Thursday, July 29, 2010

Did the Recession Affect The Pace of Innovation?

When profits are squeezed or become non-existent, that typically eliminates any company’s ability to fund its future, to invest in new product development initiatives or longer-term research projects.  In the semiconductor industry, with its insatiable demands for engineering development resources, any interruption in that flow of innovation funding can have long-term effects.

From our vantage point as a test company, though, we didn’t see long-term semiconductor innovation take a big hit.  In fact, based on what we see, the pace of innovation has been rather aggressive in the past year.

The beauty of our industry, the electronics industry, is that it’s fueled by consumers’ never-ending desire for devices that perform better and cost less.  The only way to satisfy that demand is innovation – new devices, new displays, new power technologies, new processes, and so on.

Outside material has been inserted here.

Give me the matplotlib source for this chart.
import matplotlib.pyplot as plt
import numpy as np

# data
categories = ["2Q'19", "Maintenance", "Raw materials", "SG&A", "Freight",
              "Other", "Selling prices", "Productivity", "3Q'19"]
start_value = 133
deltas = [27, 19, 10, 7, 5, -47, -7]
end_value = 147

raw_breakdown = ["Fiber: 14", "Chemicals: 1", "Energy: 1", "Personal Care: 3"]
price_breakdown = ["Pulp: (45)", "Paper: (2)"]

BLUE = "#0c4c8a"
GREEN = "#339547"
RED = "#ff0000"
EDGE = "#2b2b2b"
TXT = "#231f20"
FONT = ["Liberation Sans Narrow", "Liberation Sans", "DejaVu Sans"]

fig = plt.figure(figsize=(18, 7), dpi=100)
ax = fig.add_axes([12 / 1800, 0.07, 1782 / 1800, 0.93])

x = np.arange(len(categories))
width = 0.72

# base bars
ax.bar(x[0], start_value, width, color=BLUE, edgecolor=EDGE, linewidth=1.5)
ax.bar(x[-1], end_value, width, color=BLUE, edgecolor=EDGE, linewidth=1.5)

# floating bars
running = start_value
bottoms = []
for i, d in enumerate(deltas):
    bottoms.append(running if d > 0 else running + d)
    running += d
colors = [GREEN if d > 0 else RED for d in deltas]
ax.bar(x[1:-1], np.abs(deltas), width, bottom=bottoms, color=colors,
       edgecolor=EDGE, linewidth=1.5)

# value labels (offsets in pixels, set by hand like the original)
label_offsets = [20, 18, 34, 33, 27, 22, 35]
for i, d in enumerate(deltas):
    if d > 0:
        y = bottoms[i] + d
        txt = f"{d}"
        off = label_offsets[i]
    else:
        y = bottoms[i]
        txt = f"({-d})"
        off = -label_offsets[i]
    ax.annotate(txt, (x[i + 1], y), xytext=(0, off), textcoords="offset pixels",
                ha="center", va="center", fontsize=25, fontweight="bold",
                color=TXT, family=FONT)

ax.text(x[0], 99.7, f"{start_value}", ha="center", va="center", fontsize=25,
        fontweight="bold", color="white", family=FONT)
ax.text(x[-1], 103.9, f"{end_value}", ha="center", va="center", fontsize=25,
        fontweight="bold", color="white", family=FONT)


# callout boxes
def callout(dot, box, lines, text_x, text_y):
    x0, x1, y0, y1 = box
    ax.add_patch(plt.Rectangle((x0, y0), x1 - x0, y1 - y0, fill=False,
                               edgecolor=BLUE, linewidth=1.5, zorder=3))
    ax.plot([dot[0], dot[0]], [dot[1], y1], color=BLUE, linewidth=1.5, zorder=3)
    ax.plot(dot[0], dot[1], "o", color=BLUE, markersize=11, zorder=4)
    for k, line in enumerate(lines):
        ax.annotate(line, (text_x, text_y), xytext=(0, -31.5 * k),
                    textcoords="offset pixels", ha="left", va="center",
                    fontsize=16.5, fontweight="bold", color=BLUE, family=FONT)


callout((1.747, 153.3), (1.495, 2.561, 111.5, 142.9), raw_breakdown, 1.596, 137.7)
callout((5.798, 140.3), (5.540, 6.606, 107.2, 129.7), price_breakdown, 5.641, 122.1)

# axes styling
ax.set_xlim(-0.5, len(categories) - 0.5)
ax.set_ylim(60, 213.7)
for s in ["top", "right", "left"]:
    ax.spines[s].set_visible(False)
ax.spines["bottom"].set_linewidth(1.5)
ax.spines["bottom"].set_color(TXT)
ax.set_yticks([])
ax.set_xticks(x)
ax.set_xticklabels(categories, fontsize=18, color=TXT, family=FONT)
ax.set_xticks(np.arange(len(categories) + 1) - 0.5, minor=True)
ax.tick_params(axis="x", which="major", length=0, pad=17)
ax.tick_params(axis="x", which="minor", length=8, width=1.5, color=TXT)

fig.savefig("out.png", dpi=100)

At Keithley, we have a front row seat for many of these new technologies.  The never-ending churn innovation creates requires a similar call for new measurement technology to verify the latest design of whatever your engineer just imagined on his benchtop.  There’s a perpetual need for test in the consumer electronics portion of the industry, because the pace of innovation is so rapid.

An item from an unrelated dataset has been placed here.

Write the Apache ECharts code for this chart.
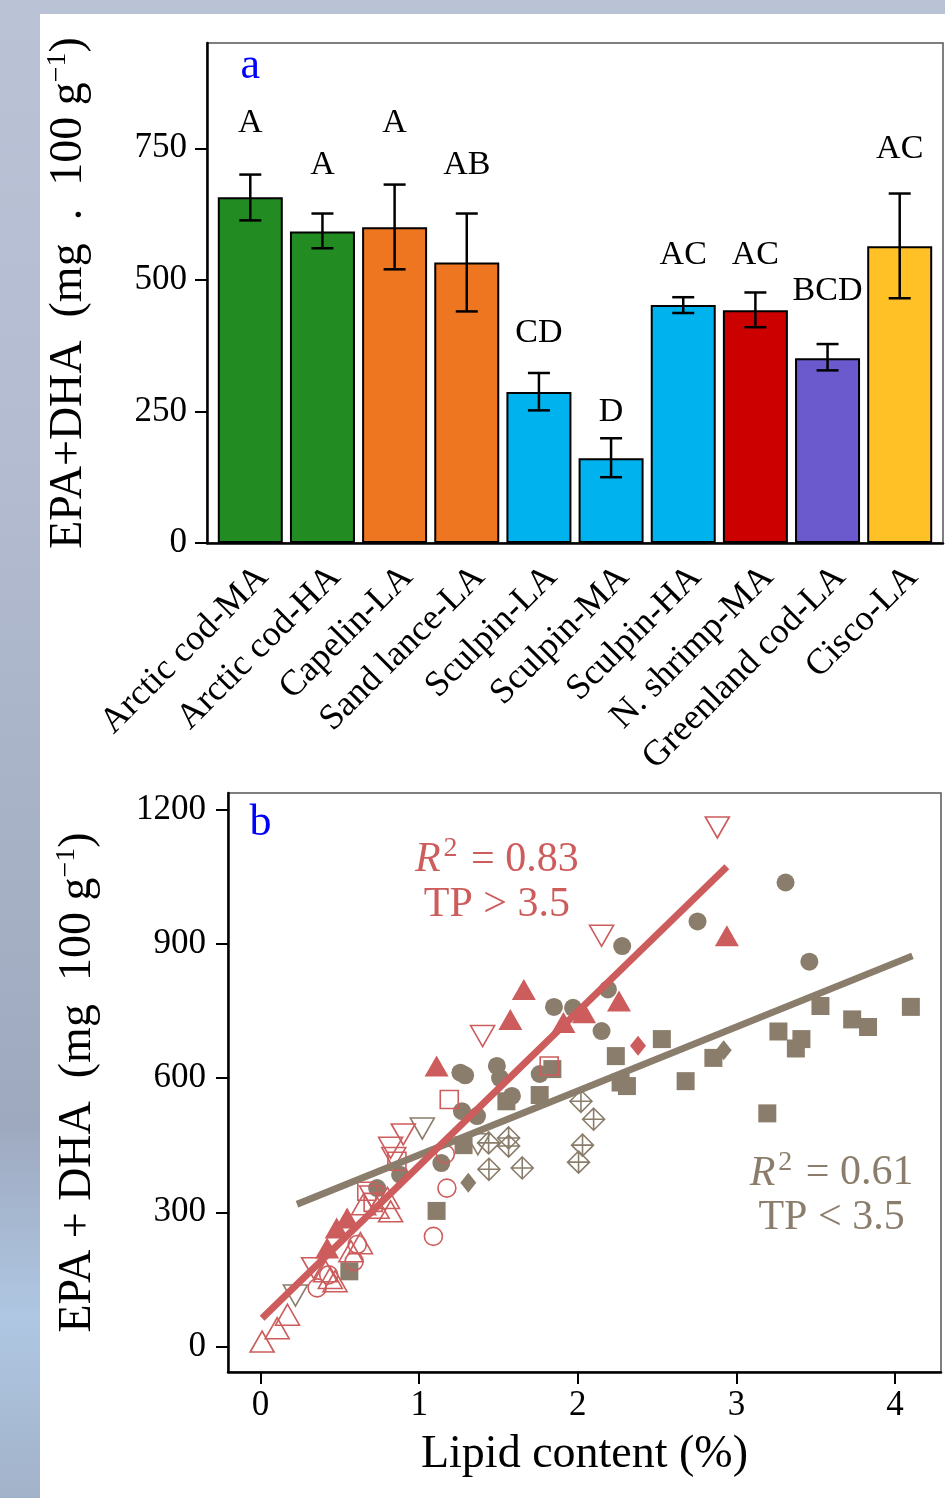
<!DOCTYPE html>
<html>
<head>
<meta charset="utf-8">
<script src="https://cdn.jsdelivr.net/npm/echarts@6/dist/echarts.min.js"></script>
<style>
  html, body { margin: 0; padding: 0; width: 945px; height: 1498px; overflow: hidden; }
  body {
    background: linear-gradient(to bottom, #bac3d6 0%, #b3bcd0 30%, #a8b2c7 55%, #9ea9bf 75%, #afc7e3 88%, #a2b2c9 100%);
  }
  #paper { position: absolute; left: 40px; top: 14px; right: 0; bottom: 0; background: #fff; }
  #chart { position: absolute; left: 0; top: 0; width: 945px; height: 1498px; }
</style>
</head>
<body>
<div id="paper"></div>
<div id="chart"></div>
<script>
"use strict";

// ---- panel a data ----
const catNames = ["Arctic cod-MA", "Arctic cod-HA", "Capelin-LA", "Sand lance-LA", "Sculpin-LA",
  "Sculpin-MA", "Sculpin-HA", "N. shrimp-MA", "Greenland cod-LA", "Cisco-LA"];
const barValues = [657, 592, 600, 533, 287, 161, 452, 442, 351, 564];
const errLow = [613, 560, 520, 440, 252, 125, 437, 410, 328, 465];
const errHigh = [700, 626, 681, 626, 323, 199, 467, 476, 378, 664];
const groupLetters = ["A", "A", "A", "AB", "CD", "D", "AC", "AC", "BCD", "AC"];
const letterY = [797, 718, 797, 718, 399, 249, 547, 547, 478, 748];
const barColors = ["#228B22", "#228B22", "#EE7621", "#EE7621", "#00B2EE", "#00B2EE",
  "#00B2EE", "#CD0000", "#6A5ACD", "#FFC125"];
const yTicksA = [0, 250, 500, 750];

// ---- panel b data (lipid %, EPA+DHA) ----
const redOpenUp = [[0.01, 11], [0.105, 41], [0.17, 71], [0.41, 168], [0.44, 153], [0.47, 146],
  [0.57, 213], [0.63, 231], [0.65, 318], [0.735, 310], [0.80, 332], [0.82, 302]];
const redFilledUp = [[0.42, 220], [0.48, 265], [0.546, 287], [1.11, 627], [1.575, 731], [1.66, 798],
  [1.91, 724], [2.04, 746], [2.26, 772], [2.94, 918]];
const redOpenDown = [[0.335, 175], [0.70, 335], [0.82, 444], [0.84, 421], [0.90, 474], [1.40, 694],
  [2.15, 918], [2.88, 1160]];
const redOpenCircle = [[0.357, 131], [0.43, 160], [0.59, 190], [0.61, 228], [1.09, 246], [1.175, 354],
  [1.165, 430]];
const redOpenSquare = [[0.67, 347], [0.71, 322], [0.86, 414], [1.19, 552], [1.82, 627]];
const redFilledDiamond = [[2.38, 672]];
const brownFilledCircle = [[0.735, 354], [0.88, 384], [1.14, 410], [1.26, 612], [1.29, 606], [1.27, 526],
  [1.365, 515], [1.49, 627], [1.51, 600], [1.585, 560], [1.76, 609], [1.85, 759], [1.97, 757],
  [2.15, 705], [2.19, 798], [2.28, 895], [2.755, 950], [3.31, 1037], [3.46, 860]];
const brownFilledSquare = [[0.56, 168], [1.11, 303], [1.28, 450], [1.55, 548], [1.76, 562], [1.84, 620],
  [2.24, 649], [2.27, 590], [2.31, 582], [2.53, 687], [2.68, 593], [2.855, 645], [3.195, 521],
  [3.265, 704], [3.41, 687], [3.375, 666], [3.53, 761], [3.73, 731], [3.83, 714], [4.10, 759]];
const brownFilledDiamond = [[1.31, 366], [2.92, 662]];
const brownOpenDown = [[0.22, 114], [1.02, 487], [1.37, 452]];
const brownDiamondCross = [[1.438, 455], [1.564, 466], [1.564, 448], [1.44, 396], [1.65, 399],
  [2.02, 548], [2.10, 508], [2.03, 450], [2.005, 412]];
const redFitLine = [[0.01, 63], [2.94, 1072]];
const brownFitLine = [[0.23, 318], [4.11, 873]];
const yTicksB = [0, 300, 600, 900, 1200];
const xTicksB = [0, 1, 2, 3, 4];

const FONT = "Liberation Serif";
const RED = "#CD5C5C";
const BROWN = "#8B7D6B";

const chart = echarts.init(document.getElementById("chart"), null, { renderer: "canvas" });

const axisLineStyle = { onZero: false, lineStyle: { color: "#000", width: 2.5 } };
const tickStyle = { show: true, inside: false, length: 12, lineStyle: { color: "#000", width: 2 } };

function textSeries(xi, yi, data, fmt, rich) {
  return {
    type: "scatter", xAxisIndex: xi, yAxisIndex: yi, data: data,
    symbolSize: 1, itemStyle: { color: "rgba(0,0,0,0)", opacity: 1 }, silent: true, z: 5,
    label: { show: true, position: "inside", align: "center", verticalAlign: "middle",
      formatter: fmt, rich: rich, fontFamily: FONT, opacity: 1 },
  };
}

function pointSeries(data, symbol, size, color, hollow, rotate) {
  return {
    type: "scatter", xAxisIndex: 1, yAxisIndex: 1, data: data,
    symbol: symbol, symbolSize: size, symbolRotate: rotate || 0, silent: true,
    itemStyle: hollow
      ? { color: "rgba(0,0,0,0)", borderColor: color, borderWidth: 1.6, opacity: 1 }
      : { color: color, borderWidth: 0, opacity: 1 },
  };
}

const titleRich = {
  a: { fontFamily: FONT, fontSize: 46, color: "#000" },
  s: { fontFamily: FONT, fontSize: 28, color: "#000", verticalAlign: "bottom", padding: [0, 0, 22, 0] },
};

chart.setOption({
  animation: false,
  grid: [
    { left: 207, top: 43, width: 736, height: 500, show: true, borderColor: "#555", borderWidth: 1.5 },
    { left: 228, top: 793, width: 713, height: 579, show: true, borderColor: "#555", borderWidth: 1.5 },
  ],
  xAxis: [
    {
      type: "value", gridIndex: 0, min: -0.6, max: 9.6,
      axisLine: axisLineStyle, axisTick: { show: false }, splitLine: { show: false },
      axisLabel: {
        customValues: catNames.map((_, i) => i), rotate: 45, margin: 16, verticalAlign: "top",
        formatter: (v) => catNames[Math.round(v)], fontFamily: FONT, fontSize: 36, color: "#000",
      },
    },
    {
      type: "value", gridIndex: 1, min: -0.205, max: 4.29,
      axisLine: axisLineStyle, splitLine: { show: false },
      axisTick: Object.assign({ customValues: xTicksB }, tickStyle),
      axisLabel: { customValues: xTicksB, margin: 16, fontFamily: FONT, fontSize: 35, color: "#000" },
      name: "Lipid content (%)", nameLocation: "middle", nameGap: 60,
      nameTextStyle: { fontFamily: FONT, fontSize: 46, color: "#000", verticalAlign: "top" },
    },
  ],
  yAxis: [
    {
      type: "value", gridIndex: 0, min: 0, max: 950,
      axisLine: axisLineStyle, splitLine: { show: false },
      axisTick: Object.assign({ customValues: yTicksA }, tickStyle),
      axisLabel: { customValues: yTicksA, margin: 20, fontFamily: FONT, fontSize: 35, color: "#000" },
      name: "{a|EPA+DHA  (mg  .  100 g}{s|−1}{a|)}", nameLocation: "middle", nameRotate: 90, nameGap: 113,
      nameTextStyle: { rich: titleRich },
    },
    {
      type: "value", gridIndex: 1, min: -57, max: 1237,
      axisLine: axisLineStyle, splitLine: { show: false },
      axisTick: Object.assign({ customValues: yTicksB }, tickStyle),
      axisLabel: { customValues: yTicksB, margin: 22, fontFamily: FONT, fontSize: 35, color: "#000",
        formatter: (v) => String(v) },
      name: "{a|EPA + DHA  (mg  100 g}{s|−1}{a|)}", nameLocation: "middle", nameRotate: 90, nameGap: 125,
      nameTextStyle: { rich: titleRich },
    },
  ],
  series: [
    // panel a bars
    {
      type: "bar", xAxisIndex: 0, yAxisIndex: 0, barWidth: 65, silent: true,
      data: barValues.map((v, i) => ({ value: [i, v], itemStyle: { color: barColors[i] } })),
      itemStyle: { borderColor: "#000", borderWidth: 2 },
    },
    // error bars
    {
      type: "custom", xAxisIndex: 0, yAxisIndex: 0, silent: true, z: 4,
      data: errLow.map((l, i) => [i, l, errHigh[i]]),
      encode: { x: 0, y: [1, 2] },
      renderItem: function (params, api) {
        const x = api.value(0);
        const pLo = api.coord([x, api.value(1)]);
        const pHi = api.coord([x, api.value(2)]);
        const hw = 11;
        const st = { stroke: "#000", lineWidth: 2.5 };
        return {
          type: "group", children: [
            { type: "line", shape: { x1: pLo[0], y1: pLo[1], x2: pHi[0], y2: pHi[1] }, style: st },
            { type: "line", shape: { x1: pLo[0] - hw, y1: pLo[1], x2: pLo[0] + hw, y2: pLo[1] }, style: st },
            { type: "line", shape: { x1: pHi[0] - hw, y1: pHi[1], x2: pHi[0] + hw, y2: pHi[1] }, style: st },
          ],
        };
      },
    },
    // group letters
    textSeries(0, 0, letterY.map((y, i) => [i, y]), (p) => "{t|" + groupLetters[p.dataIndex] + "}",
      { t: { fontFamily: FONT, fontSize: 34, color: "#000" } }),
    // panel tags
    textSeries(0, 0, [[0, 905]], () => "{t|a}", { t: { fontFamily: FONT, fontSize: 44, color: "#0000FF" } }),
    textSeries(1, 1, [[0, 1170]], () => "{t|b}", { t: { fontFamily: FONT, fontSize: 44, color: "#0000FF" } }),

    // panel b points
    pointSeries(brownFilledSquare, "rect", 18, BROWN, false),
    pointSeries(brownFilledCircle, "circle", 18, BROWN, false),
    pointSeries(brownFilledDiamond, "diamond", [16, 20], BROWN, false),
    pointSeries(brownOpenDown, "triangle", [24, 21], BROWN, true, 180),
    pointSeries(brownDiamondCross, "path://M0,-10L10,0L0,10L-10,0Z M0,-10L0,10 M-10,0L10,0", 22, BROWN, true),
    pointSeries(redOpenUp, "triangle", [24, 21], RED, true),
    pointSeries(redFilledUp, "triangle", [24, 21], RED, false),
    pointSeries(redOpenDown, "triangle", [24, 21], RED, true, 180),
    pointSeries(redOpenCircle, "circle", 18, RED, true),
    pointSeries(redOpenSquare, "rect", 18, RED, true),
    pointSeries(redFilledDiamond, "diamond", [16, 20], RED, false),

    // fitted lines
    {
      type: "line", xAxisIndex: 1, yAxisIndex: 1, data: brownFitLine, symbol: "none", silent: true,
      lineStyle: { color: BROWN, width: 7, opacity: 1 }, z: 3,
    },
    {
      type: "line", xAxisIndex: 1, yAxisIndex: 1, data: redFitLine, symbol: "none", silent: true,
      lineStyle: { color: RED, width: 7, opacity: 1 }, z: 3,
    },

    // R2 annotations
    textSeries(1, 1, [[1.49, 1043]], () => "{i|R}{s|2}{n| = 0.83}\n{n|TP > 3.5}", {
      i: { fontFamily: FONT, fontStyle: "italic", fontSize: 42, color: RED, lineHeight: 40 },
      s: { fontFamily: FONT, fontSize: 28, color: RED, verticalAlign: "bottom", padding: [0, 3, 22, 3] },
      n: { fontFamily: FONT, fontSize: 42, color: RED, lineHeight: 40 },
    }),
    textSeries(1, 1, [[3.60, 342]], () => "{i|R}{s|2}{n| = 0.61}\n{n|TP < 3.5}", {
      i: { fontFamily: FONT, fontStyle: "italic", fontSize: 42, color: BROWN, lineHeight: 40 },
      s: { fontFamily: FONT, fontSize: 28, color: BROWN, verticalAlign: "bottom", padding: [0, 3, 22, 3] },
      n: { fontFamily: FONT, fontSize: 42, color: BROWN, lineHeight: 40 },
    }),
  ],
});
</script>
</body>
</html>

So we don’t see innovation being restricted by the downturn.  In fact, our customers are still pushing us for new products and new capabilities, in some cases even more so than during a strong economy because they realize innovation in their own labs is the only way they’ll lift themselves out of any slump.  And the green innovation drive has accelerated this past year, creating its own momentum for design innovation and therefore test.

The semiconductor industry, from a profit and sales perspective, has rebounded to 2008 levels.  So while the pace of innovation hasn’t slowed, it has changed.  There are fewer companies today than in ’08, but chip demand remained relatively constant and has been re-allocated to the survivors.  In addition, we see more innovation coming from our customers in China today than perhaps five years ago.  That’s a newer source of innovation that will only continue to grow, complementing what we see from North America, Europe, Korea and Japan, not replacing it.